McCartney stands by the door-to-door approach and says it is 100% effective and truly is the best way to influence voters. Though Jason does actively blog and use Twitter, he says social media only has limited effect. Twitter is good for reaching journalists and blogging is a great way to keep the more tech-savvy voters involved.

However, many of the voters in the Colne Valley constituency are older people who don’t use the internet and won’t see social media campaigns online. For these people, the face-to-face approach is essential, and for those with a postal vote as they are unable to get around easily, it could be the only chance they get to find out information and ask their questions. Indeed when we shadowed McCartney, it was elderly voters who engaged most and seemed most interest in what he had to say and wanted to debate issues.

That’s not to say the younger generations aren’t involved. McCartney has been to Huddersfield University to speak to the students there, and the lecturers say more 18-25-years-olds are asking about politics than ever before. Further to this, there are a lot of young pro-Conservatives, as is evident with the Conservative Youth, the largest youth political party in the UK. There were members helping out that Saturday as well as other teenagers who wanted to get involved and learn more about politics.

So what was McCartney telling his supporters and potential voters? The main message was one that the Conservatives have been using to front their campaign, ‘Vote for Change’. He says he wants to fix the broken society, the troubled economy and the state of politics. He says if the Conservatives get in they will cut the number of MPs and reduce ministers’ pay and put the money saved back into targeted public spending, like more police officers on the streets.

McCartney met David Cameron when he visited the area a few weeks ago, and said that not only was he pleasant to talk to, but he has worked very hard to get where he is today in such a short space of time which deserves respect.

The main message I interpreted from the day was not so much support for any particular party, but more an understanding of how elections really work. Sitting at my desk absorbed in the likes of Twitter and Facebook, it is easy to believe that the digital world dictates what goes on outside and that the online smear campaigns and social media can shape an election. After seeing door-to-door campaigning, I know this couldn’t be further from the truth.

This election will be won on the doorstep. It’s a bold statement, but one I will stand by.

But how long will this remain the case? According to one of the Conservative Youth members I spoke to, this will be the last election as we know it. Others I have spoken to argue that doorstep campaigning has life left in it for a few years yet.

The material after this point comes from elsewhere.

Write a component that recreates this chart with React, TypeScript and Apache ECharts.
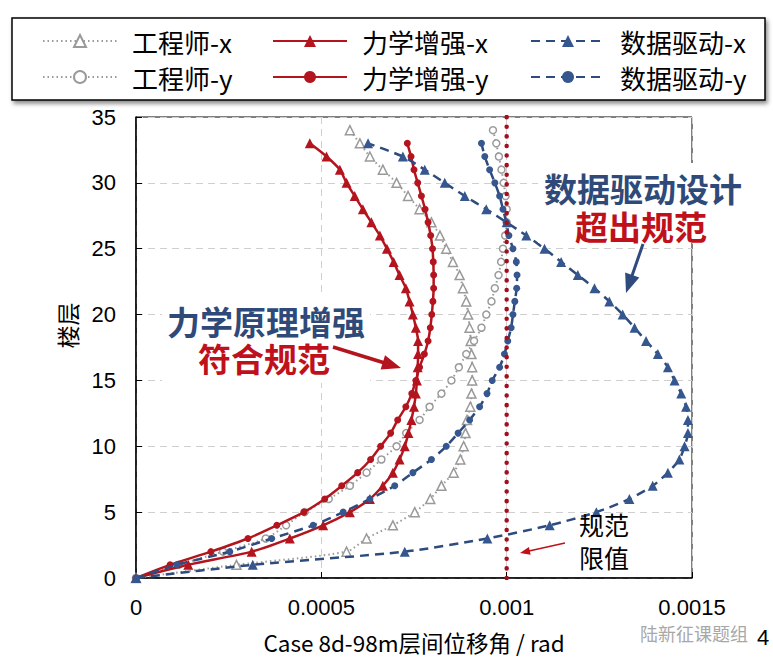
import React, { useEffect, useRef } from "react";
import * as echarts from "echarts";

// ---------------- data ----------------
const floors = [0, 1, 2, 3, 4, 5, 6, 7, 8, 9, 10, 11, 12, 13, 14, 15, 16, 17, 18, 19, 20, 21, 22, 23, 24, 25, 26, 27, 28, 29, 30, 31, 32, 33, 34];

const engineerX = [0, 2.71e-4, 5.68e-4, 6.22e-4, 6.93e-4, 7.52e-4, 7.94e-4, 8.24e-4, 8.57e-4, 8.75e-4, 8.84e-4, 8.89e-4, 8.93e-4, 9.02e-4, 9.05e-4, 9.07e-4, 9.07e-4, 9.05e-4, 9.03e-4, 9.0e-4, 8.96e-4, 8.91e-4, 8.82e-4, 8.73e-4, 8.55e-4, 8.37e-4, 8.2e-4, 7.97e-4, 7.65e-4, 7.34e-4, 7.03e-4, 6.66e-4, 6.31e-4, 6.04e-4, 5.77e-4];
const engineerY = [0, 1.15e-4, 2.35e-4, 3.5e-4, 4.05e-4, 4.55e-4, 5.2e-4, 5.77e-4, 6.22e-4, 6.62e-4, 7.03e-4, 7.29e-4, 7.65e-4, 7.92e-4, 8.24e-4, 8.51e-4, 8.71e-4, 8.91e-4, 9.12e-4, 9.32e-4, 9.45e-4, 9.59e-4, 9.68e-4, 9.78e-4, 9.85e-4, 9.9e-4, 9.96e-4, 1.0e-3, 1.0e-3, 9.97e-4, 9.92e-4, 9.86e-4, 9.79e-4, 9.72e-4, 9.63e-4];
const forceX = [0, 1.41e-4, 3.12e-4, 4.15e-4, 5.05e-4, 5.77e-4, 6.31e-4, 6.66e-4, 6.93e-4, 7.11e-4, 7.25e-4, 7.35e-4, 7.43e-4, 7.5e-4, 7.55e-4, 7.58e-4, 7.6e-4, 7.61e-4, 7.61e-4, 7.55e-4, 7.47e-4, 7.38e-4, 7.28e-4, 7.11e-4, 6.95e-4, 6.77e-4, 6.58e-4, 6.35e-4, 6.12e-4, 5.9e-4, 5.68e-4, 5.5e-4, 5.14e-4, 4.69e-4];
const forceY = [0, 9.2e-5, 2.02e-4, 3.02e-4, 3.8e-4, 4.53e-4, 5.09e-4, 5.55e-4, 5.98e-4, 6.33e-4, 6.6e-4, 6.87e-4, 7.06e-4, 7.28e-4, 7.44e-4, 7.55e-4, 7.65e-4, 7.78e-4, 7.88e-4, 7.94e-4, 7.98e-4, 8.01e-4, 8.03e-4, 8.03e-4, 8.02e-4, 8.0e-4, 7.95e-4, 7.88e-4, 7.8e-4, 7.7e-4, 7.6e-4, 7.5e-4, 7.42e-4, 7.32e-4];
const dataX = [0, 3.15e-4, 7.25e-4, 9.48e-4, 1.116e-3, 1.242e-3, 1.331e-3, 1.394e-3, 1.435e-3, 1.466e-3, 1.48e-3, 1.489e-3, 1.489e-3, 1.484e-3, 1.471e-3, 1.453e-3, 1.435e-3, 1.408e-3, 1.376e-3, 1.345e-3, 1.313e-3, 1.277e-3, 1.237e-3, 1.192e-3, 1.147e-3, 1.102e-3, 1.053e-3, 1.0e-3, 9.45e-4, 8.87e-4, 8.33e-4, 7.79e-4, 7.2e-4, 6.26e-4];
const dataY = [0, 1.1e-4, 2.53e-4, 3.66e-4, 4.78e-4, 5.59e-4, 6.31e-4, 6.98e-4, 7.47e-4, 7.97e-4, 8.37e-4, 8.69e-4, 9.0e-4, 9.27e-4, 9.47e-4, 9.61e-4, 9.81e-4, 9.94e-4, 1.003e-3, 1.012e-3, 1.017e-3, 1.022e-3, 1.027e-3, 1.028e-3, 1.026e-3, 1.017e-3, 1.006e-3, 9.99e-4, 9.9e-4, 9.81e-4, 9.68e-4, 9.54e-4, 9.41e-4, 9.32e-4];

const limitValue = 0.001;
const limitFloors = [0, 35];

const xTickLabels = ["0", "0.0005", "0.001", "0.0015"];
const yTickLabels = ["0", "5", "10", "15", "20", "25", "30", "35"];
const xStep = 0.0005;
const yStep = 5;

const seriesNames = ["工程师-x", "工程师-y", "力学增强-x", "力学增强-y", "数据驱动-x", "数据驱动-y"];

// ---------------- styles ----------------
const CJK = "'Noto Sans CJK SC', 'Noto Sans', sans-serif";
const LAT = "'Liberation Sans', Arial, sans-serif";
const GRAY = "#9a9a9a";
const RED = "#b3141d";
const BLUE = "#2e4b7d";
const BLUE_M = "#35568e";
const TEXT_BLUE = "#2f4a78";
const TEXT_RED = "#c0101a";

const pairs = (vals: number[]) => vals.map((v, i) => [v, floors[i]]);

function arrow(x1: number, y1: number, x2: number, y2: number, color: string, lw: number, hl: number, hw: number) {
  const dx = x2 - x1, dy = y2 - y1;
  const L = Math.hypot(dx, dy);
  const ux = dx / L, uy = dy / L;
  const bx = x2 - ux * hl, by = y2 - uy * hl;
  const px = -uy, py = ux;
  return [
    { type: "line", z: 100, shape: { x1, y1, x2: bx + ux * 2, y2: by + uy * 2 }, style: { stroke: color, lineWidth: lw } },
    {
      type: "polygon", z: 100,
      shape: { points: [[x2, y2], [bx + (px * hw) / 2, by + (py * hw) / 2], [bx - (px * hw) / 2, by - (py * hw) / 2]] },
      style: { fill: color },
    },
  ];
}

function boldText(text: string, x: number, y: number, color: string) {
  return {
    type: "text", z: 101, x, y,
    style: {
      text, fill: color, fontSize: 33, lineHeight: 33, fontWeight: "bold", fontFamily: CJK,
      align: "center", verticalAlign: "middle",
    },
  };
}

export default function App() {
  const ref = useRef<HTMLDivElement>(null);

  useEffect(() => {
    if (!ref.current) return;
    const chart = echarts.init(ref.current, undefined, { renderer: "svg" });

    const legendCommon = {
      orient: "vertical",
      itemWidth: 74,
      itemHeight: 15,
      itemGap: 8,
      textStyle: { fontSize: 26, fontFamily: CJK, color: "#000", padding: [0, 0, 0, 10], lineHeight: 28 },
    };

    const option: any = {
      animation: false,
      backgroundColor: "#fff",
      grid: { left: 136, right: 81, top: 117, bottom: 82, show: true, borderColor: "#000", borderWidth: 1, backgroundColor: "transparent" },
      legend: [
        { ...legendCommon, data: [seriesNames[0], seriesNames[1]], left: 37, top: 22 },
        { ...legendCommon, data: [seriesNames[2], seriesNames[3]], left: 267, top: 22 },
        { ...legendCommon, data: [seriesNames[4], seriesNames[5]], left: 525, top: 22 },
      ],
      xAxis: {
        type: "value", min: 0, max: 0.0015, interval: xStep,
        name: "Case 8d-98m层间位移角 / rad",
        nameLocation: "middle", nameGap: 53,
        nameTextStyle: { fontSize: 22.5, fontFamily: CJK, color: "#000" },
        axisLine: { show: true, lineStyle: { color: "#000", width: 1.5 } },
        axisTick: { show: true, inside: true, length: 6, lineStyle: { color: "#000", width: 1 } },
        axisLabel: {
          fontSize: 22, fontFamily: LAT, color: "#000", margin: 18,
          formatter: (v: number) => xTickLabels[Math.round(v / xStep)] ?? "",
        },
        splitLine: { show: true, lineStyle: { color: "#cfcfcf", type: [7, 5], width: 1 } },
      },
      yAxis: {
        type: "value", min: 0, max: 35, interval: yStep,
        name: "楼层",
        nameLocation: "middle", nameGap: 58,
        nameTextStyle: { fontSize: 23, fontFamily: CJK, color: "#000", padding: [0, 0, 0, 44] },
        axisLine: { show: true, lineStyle: { color: "#000", width: 1.5 } },
        axisTick: { show: true, inside: true, length: 6, lineStyle: { color: "#000", width: 1 } },
        axisLabel: {
          fontSize: 22, fontFamily: LAT, color: "#000", margin: 20,
          formatter: (v: number) => yTickLabels[Math.round(v / yStep)] ?? "",
        },
        splitLine: { show: true, lineStyle: { color: "#cfcfcf", type: [7, 5], width: 1 } },
      },
      series: [
        {
          name: seriesNames[0], type: "line", data: pairs(engineerX), smooth: 0.25,
          symbol: "triangle", symbolSize: 9,
          lineStyle: { color: GRAY, width: 2, type: [1.5, 3] },
          itemStyle: { color: "#fff", borderColor: GRAY, borderWidth: 1.5 },
          z: 2,
        },
        {
          name: seriesNames[1], type: "line", data: pairs(engineerY), smooth: 0.25,
          symbol: "circle", symbolSize: 7,
          lineStyle: { color: GRAY, width: 2, type: [1.5, 3] },
          itemStyle: { color: "#fff", borderColor: GRAY, borderWidth: 1.5 },
          z: 2,
        },
        {
          name: seriesNames[2], type: "line", data: pairs(forceX), smooth: 0.25,
          symbol: "triangle", symbolSize: 10,
          lineStyle: { color: RED, width: 2.5 },
          itemStyle: { color: RED },
          z: 3,
        },
        {
          name: seriesNames[3], type: "line", data: pairs(forceY), smooth: 0.25,
          symbol: "circle", symbolSize: 7,
          lineStyle: { color: RED, width: 2.5 },
          itemStyle: { color: RED },
          z: 3,
        },
        {
          name: seriesNames[4], type: "line", data: pairs(dataX), smooth: 0.25,
          symbol: "triangle", symbolSize: 10,
          lineStyle: { color: BLUE, width: 2.5, type: [9, 6] },
          itemStyle: { color: BLUE_M },
          z: 4,
        },
        {
          name: seriesNames[5], type: "line", data: pairs(dataY), smooth: 0.25,
          symbol: "circle", symbolSize: 7,
          lineStyle: { color: BLUE, width: 2.5, type: [9, 6] },
          itemStyle: { color: BLUE_M },
          z: 4,
        },
        {
          name: "规范限值", type: "line",
          data: limitFloors.map((f) => [limitValue, f]),
          symbol: "none",
          lineStyle: { color: "#a3101c", width: 4.5, type: [0.1, 9.5], cap: "round" },
          z: 5, silent: true,
        },
      ],
      graphic: [
        // legend frame
        {
          type: "rect", z: 0,
          shape: { x: 12, y: 18, width: 753, height: 82 },
          style: { fill: "#fff", stroke: "#000", lineWidth: 1.5, shadowColor: "rgba(0,0,0,0.45)", shadowBlur: 4, shadowOffsetX: 2, shadowOffsetY: 3 },
        },
        // white boxes behind annotations
        { type: "rect", z: 99, shape: { x: 162, y: 293, width: 208, height: 90 }, style: { fill: "#fff" } },
        { type: "rect", z: 99, shape: { x: 538, y: 163, width: 210, height: 80 }, style: { fill: "#fff" } },
        boldText("力学原理增强", 266, 321, TEXT_BLUE),
        boldText("符合规范", 264, 358, TEXT_RED),
        boldText("数据驱动设计", 643, 188, TEXT_BLUE),
        boldText("超出规范", 641, 226, TEXT_RED),
        ...arrow(333, 347, 401, 368, RED, 3.5, 19, 15),
        ...arrow(643, 244, 626, 293, BLUE, 3, 19, 15),
        ...arrow(565, 543, 520, 553, "#c0101a", 1.5, 10, 8),
        {
          type: "text", z: 101, x: 604, y: 540,
          style: {
            text: "规范\n限值", fill: "#000", fontSize: 25, lineHeight: 33, fontFamily: CJK,
            align: "center", verticalAlign: "middle",
          },
        },
        {
          type: "text", z: 101, x: 640, y: 633,
          style: { text: "陆新征课题组", fill: "#a8a8a8", fontSize: 18, lineHeight: 18, fontFamily: CJK, align: "left", verticalAlign: "middle" },
        },
        {
          type: "text", z: 101, x: 757, y: 637,
          style: { text: "4", fill: "#000", fontSize: 22, fontFamily: LAT, align: "left", verticalAlign: "middle" },
        },
      ],
    };

    chart.setOption(option);
    return () => chart.dispose();
  }, []);

  return (
    <div
      ref={ref}
      style={{ position: "fixed", left: 0, top: 0, width: 773, height: 660, background: "#fff" }}
    />
  );
}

We’ll know better when the votes are counted.

Comments

  1. I suspect you’re right in assessing the relative importance of Twitter and the election on the doorstep.

    But there’s contradictory evidence from mass media. I also suspect that the television debates between the party leaders will be a major influence on this election.

    Each individual has two simultaneous decisions to make: a local choice and a national vote. (For example, a vote for McCartney is also a vote for Cameron). Most people will probably vote nationally, though the local factor is not to be dismissed.

  2. Interesting article. As you mention, it’s easy to be absorbed by the digital world, forgetting about those who are less technologically advanced, but still hold a right to vote that is just as important as ours.

    I never considered how important door-to-door campaigning could be, but I also agree with what Richard has mentioned; many people will vote nationally, placing greater emphasis and importance on the television debates.

  3. I think if this piece was written after the first televised debate the bold statement ‘This election will be won on the doorstep. It’s a bold statement’ would not end with ‘one I will stand by’.
    I think the most influence will be from the TV, so you might say the election will be won on the sofa.

  4. I can now write with hindsight the day after the election, and we can see that the very uneven swings across the country suggest that Clare Siobhan was right: local decisions were important in this election, and not just the leaders’ debates. (Jason McCartney was elected.)